*Information supplied*:
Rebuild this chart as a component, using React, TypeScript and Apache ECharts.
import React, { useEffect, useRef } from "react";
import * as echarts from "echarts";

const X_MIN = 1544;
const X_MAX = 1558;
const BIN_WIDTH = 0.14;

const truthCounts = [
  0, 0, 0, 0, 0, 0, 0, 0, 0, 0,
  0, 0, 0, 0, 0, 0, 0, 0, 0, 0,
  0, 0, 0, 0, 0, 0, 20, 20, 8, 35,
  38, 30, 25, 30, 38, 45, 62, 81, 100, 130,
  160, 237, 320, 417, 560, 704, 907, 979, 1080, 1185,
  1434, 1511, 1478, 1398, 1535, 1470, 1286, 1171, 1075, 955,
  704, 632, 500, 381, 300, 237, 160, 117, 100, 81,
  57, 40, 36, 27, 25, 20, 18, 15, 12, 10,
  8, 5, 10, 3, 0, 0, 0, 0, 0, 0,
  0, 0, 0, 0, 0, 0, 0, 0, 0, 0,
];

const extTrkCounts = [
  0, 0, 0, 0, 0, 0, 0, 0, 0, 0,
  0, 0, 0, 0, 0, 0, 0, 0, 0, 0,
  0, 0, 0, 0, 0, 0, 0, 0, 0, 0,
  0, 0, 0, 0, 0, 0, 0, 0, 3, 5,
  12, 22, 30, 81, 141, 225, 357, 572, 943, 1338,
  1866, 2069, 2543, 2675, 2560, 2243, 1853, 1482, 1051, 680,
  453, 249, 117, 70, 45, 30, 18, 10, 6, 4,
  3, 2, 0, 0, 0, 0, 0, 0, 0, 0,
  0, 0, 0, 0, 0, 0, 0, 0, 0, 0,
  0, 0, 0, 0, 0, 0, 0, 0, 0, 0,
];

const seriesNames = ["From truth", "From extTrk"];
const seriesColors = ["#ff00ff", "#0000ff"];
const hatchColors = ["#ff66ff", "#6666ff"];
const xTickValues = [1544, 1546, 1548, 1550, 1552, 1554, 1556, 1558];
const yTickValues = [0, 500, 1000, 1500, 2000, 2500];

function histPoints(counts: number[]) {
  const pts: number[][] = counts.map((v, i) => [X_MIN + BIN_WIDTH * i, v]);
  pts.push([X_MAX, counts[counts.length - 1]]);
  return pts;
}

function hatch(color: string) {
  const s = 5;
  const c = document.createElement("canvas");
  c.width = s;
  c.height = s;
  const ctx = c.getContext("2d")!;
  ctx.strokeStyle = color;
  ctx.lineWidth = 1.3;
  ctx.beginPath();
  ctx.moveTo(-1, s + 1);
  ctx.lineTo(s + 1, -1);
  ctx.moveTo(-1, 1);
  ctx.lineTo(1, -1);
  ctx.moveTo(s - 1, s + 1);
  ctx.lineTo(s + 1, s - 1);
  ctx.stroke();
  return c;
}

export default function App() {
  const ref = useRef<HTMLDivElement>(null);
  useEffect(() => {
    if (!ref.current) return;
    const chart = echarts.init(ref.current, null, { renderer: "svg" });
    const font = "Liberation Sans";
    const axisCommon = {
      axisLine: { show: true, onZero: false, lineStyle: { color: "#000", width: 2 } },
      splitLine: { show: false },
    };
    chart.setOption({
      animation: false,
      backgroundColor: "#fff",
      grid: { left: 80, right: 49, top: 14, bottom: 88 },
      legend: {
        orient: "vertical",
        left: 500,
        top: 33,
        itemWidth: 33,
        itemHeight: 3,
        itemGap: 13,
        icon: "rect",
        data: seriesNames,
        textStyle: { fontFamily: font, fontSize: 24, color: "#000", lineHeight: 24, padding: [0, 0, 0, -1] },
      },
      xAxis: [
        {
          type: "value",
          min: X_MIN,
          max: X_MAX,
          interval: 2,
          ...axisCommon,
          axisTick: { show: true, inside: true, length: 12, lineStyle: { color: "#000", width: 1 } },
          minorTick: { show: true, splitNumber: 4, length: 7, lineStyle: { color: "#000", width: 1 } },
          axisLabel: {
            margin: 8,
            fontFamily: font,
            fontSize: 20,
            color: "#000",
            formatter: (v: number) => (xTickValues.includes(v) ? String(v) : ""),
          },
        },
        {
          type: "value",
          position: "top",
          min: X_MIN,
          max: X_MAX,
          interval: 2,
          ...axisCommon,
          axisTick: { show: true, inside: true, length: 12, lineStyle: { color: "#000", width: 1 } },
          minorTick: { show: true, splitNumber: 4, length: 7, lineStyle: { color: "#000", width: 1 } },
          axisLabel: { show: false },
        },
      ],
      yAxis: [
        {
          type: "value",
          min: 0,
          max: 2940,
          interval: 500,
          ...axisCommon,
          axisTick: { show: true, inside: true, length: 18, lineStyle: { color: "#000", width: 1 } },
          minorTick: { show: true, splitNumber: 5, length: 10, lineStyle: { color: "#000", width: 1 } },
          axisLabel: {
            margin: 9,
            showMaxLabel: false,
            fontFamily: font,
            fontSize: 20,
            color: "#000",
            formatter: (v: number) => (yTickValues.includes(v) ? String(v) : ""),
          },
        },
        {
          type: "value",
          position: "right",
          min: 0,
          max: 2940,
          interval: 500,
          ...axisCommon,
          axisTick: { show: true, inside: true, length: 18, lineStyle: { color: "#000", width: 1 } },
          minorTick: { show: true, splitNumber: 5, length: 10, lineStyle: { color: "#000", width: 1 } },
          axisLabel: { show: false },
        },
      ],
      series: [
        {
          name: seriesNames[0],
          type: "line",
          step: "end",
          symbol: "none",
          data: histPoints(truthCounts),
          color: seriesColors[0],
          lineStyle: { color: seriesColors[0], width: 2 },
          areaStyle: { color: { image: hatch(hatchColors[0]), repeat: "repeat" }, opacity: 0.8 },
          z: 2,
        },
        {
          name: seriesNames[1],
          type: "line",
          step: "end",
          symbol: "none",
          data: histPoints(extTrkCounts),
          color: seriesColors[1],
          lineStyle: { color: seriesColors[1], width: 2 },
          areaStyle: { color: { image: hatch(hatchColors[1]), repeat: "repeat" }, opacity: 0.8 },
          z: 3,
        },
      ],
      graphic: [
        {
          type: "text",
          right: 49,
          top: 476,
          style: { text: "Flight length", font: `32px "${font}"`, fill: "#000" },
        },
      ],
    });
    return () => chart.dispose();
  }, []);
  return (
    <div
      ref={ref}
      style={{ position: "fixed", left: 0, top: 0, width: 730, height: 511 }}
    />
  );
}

*Task requirements*: From the first line of the data above to the line holding "const yTickValues = [0, 500, 1000, 1500, 2000, 2500];", reproduce each line exactly; emit no other lines.

*Result below*:
Rebuild this chart as a component, using React, TypeScript and Apache ECharts.
import React, { useEffect, useRef } from "react";
import * as echarts from "echarts";

const X_MIN = 1544;
const X_MAX = 1558;
const BIN_WIDTH = 0.14;

const truthCounts = [
  0, 0, 0, 0, 0, 0, 0, 0, 0, 0,
  0, 0, 0, 0, 0, 0, 0, 0, 0, 0,
  0, 0, 0, 0, 0, 0, 20, 20, 8, 35,
  38, 30, 25, 30, 38, 45, 62, 81, 100, 130,
  160, 237, 320, 417, 560, 704, 907, 979, 1080, 1185,
  1434, 1511, 1478, 1398, 1535, 1470, 1286, 1171, 1075, 955,
  704, 632, 500, 381, 300, 237, 160, 117, 100, 81,
  57, 40, 36, 27, 25, 20, 18, 15, 12, 10,
  8, 5, 10, 3, 0, 0, 0, 0, 0, 0,
  0, 0, 0, 0, 0, 0, 0, 0, 0, 0,
];

const extTrkCounts = [
  0, 0, 0, 0, 0, 0, 0, 0, 0, 0,
  0, 0, 0, 0, 0, 0, 0, 0, 0, 0,
  0, 0, 0, 0, 0, 0, 0, 0, 0, 0,
  0, 0, 0, 0, 0, 0, 0, 0, 3, 5,
  12, 22, 30, 81, 141, 225, 357, 572, 943, 1338,
  1866, 2069, 2543, 2675, 2560, 2243, 1853, 1482, 1051, 680,
  453, 249, 117, 70, 45, 30, 18, 10, 6, 4,
  3, 2, 0, 0, 0, 0, 0, 0, 0, 0,
  0, 0, 0, 0, 0, 0, 0, 0, 0, 0,
  0, 0, 0, 0, 0, 0, 0, 0, 0, 0,
];

const seriesNames = ["From truth", "From extTrk"];
const seriesColors = ["#ff00ff", "#0000ff"];
const hatchColors = ["#ff66ff", "#6666ff"];
const xTickValues = [1544, 1546, 1548, 1550, 1552, 1554, 1556, 1558];
const yTickValues = [0, 500, 1000, 1500, 2000, 2500];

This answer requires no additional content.